I once used a simple inequality to figure out the minimum hourly rate I needed to charge to cover my costs and desired profit when I started freelancing. Saved me from seriously undercharging.
Common Inequality Pitfalls and How to Dodge Them
Even after you grasp the concepts, these mistakes happen. Be on guard:
| The Mistake | Why It Happens | How to Avoid It |
|---|---|---|
| Forgetting to Flip the Sign when multiplying/dividing by a negative. | It's the one big difference from equations; feels unnatural. | Write "FLIP IF NEGATIVE MULTIPLY/DIVIDE!" at the top of your page. Check specifically for negatives during those operations. |
| Mishandling compound inequalities, especially when operations affect the whole chain. | Forgetting to apply the operation (like subtraction) to every single part. | Treat it like a three-part sandwich. Always do the same thing to the left, middle, and right. |
| Misinterpreting the solution direction when graphing. | Confusing 'greater than' with shading left instead of right. | Always use a test point (like (0,0)) to double-check your shading region. Don't just guess! |
| Getting confused between AND (∩ intersection) and OR (∪ union) solutions. | Especially common with absolute value inequalities or compound inequalities needing both conditions. | For "and", solutions must satisfy BOTH conditions (overlap region). For "or", solutions satisfy EITHER condition (both regions). Sketch number lines. |
| Incorrectly solving absolute value inequalities, particularly messing up the "less than" (AND) vs. "greater than" (OR) cases. | Memorizing the steps without understanding the "distance from zero" concept. | Draw a quick number line. For |x| < k, shade between -k and k. For |x| > k, shade left of -k and right of k. Then translate to your expression. |
Essential Tools and Resources
You don't have to fight inequalities alone. Here are genuinely helpful tools I've used or seen recommended:
- Desmos Graphing Calculator (Free - Online/App): My absolute top recommendation for visualizing inequalities. Type in something like "y > 2x-1" and it instantly graphs the solution region with perfect shading. Fantastic for checking your work and building intuition. Seriously, it's a game-changer for learning how to do inequalities graphically.

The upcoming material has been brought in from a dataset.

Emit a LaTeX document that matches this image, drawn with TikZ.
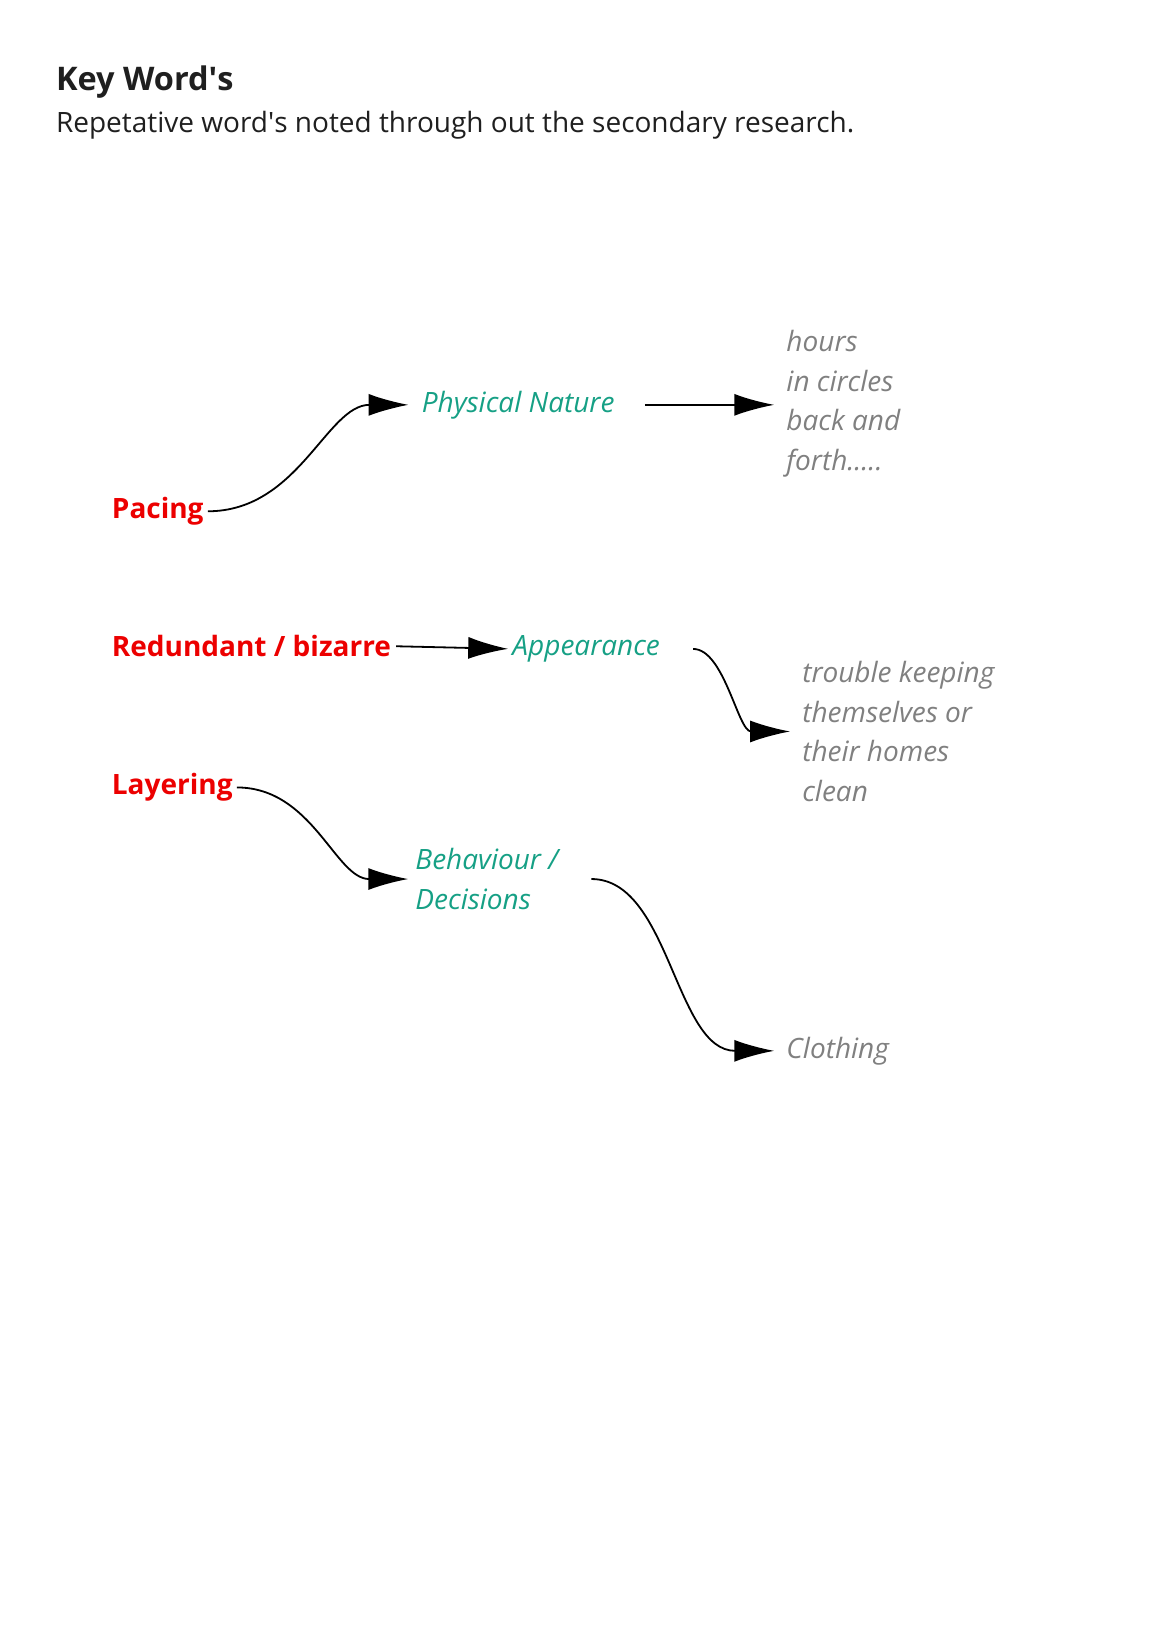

- Khan Academy (Free - Online): Excellent, clear video tutorials and practice exercises on all levels of inequalities, from basic to absolute value. Structured learning path.
- Wolfram Alpha (Free & Paid - Online/App): Type in an inequality (e.g., "solve 3x+7<25") and it shows the solution, number line graph, and steps (with subscription). Good for complex problems. Free version shows answers, paid shows steps.
- Photomath (Free & Paid - App): Point your phone camera at a printed inequality problem. It solves it and shows step-by-step animated solutions (requires subscription for steps beyond basics). Convenient, but don't rely solely on it for learning.
- Textbooks & Workbooks: Old school, but sometimes the structured practice is essential. Look for ones with answer keys! Schaum's Outlines or the "For Dummies" series often have good practice sections. Prices vary ($15-$40).
Tip: Use Desmos while you're learning. Solve an inequality algebraically, then graph it in Desmos to see if your solution matches the shaded region. Instant feedback!
Practice Makes Progress: Get Your Hands Dirty
Reading is good, but solving is how you learn. Try these. Cover the answers below, give them a shot, then check.
Example 1 (Basic): Solve and graph: 5 - 2x ≥ 11
Steps: Subtract 5 from both sides: -2x ≥ 6 Divide both sides by -2 (FLIP THE SIGN!): x ≤ -3
Graph: Closed circle at -3, shade left (towards decreasing numbers).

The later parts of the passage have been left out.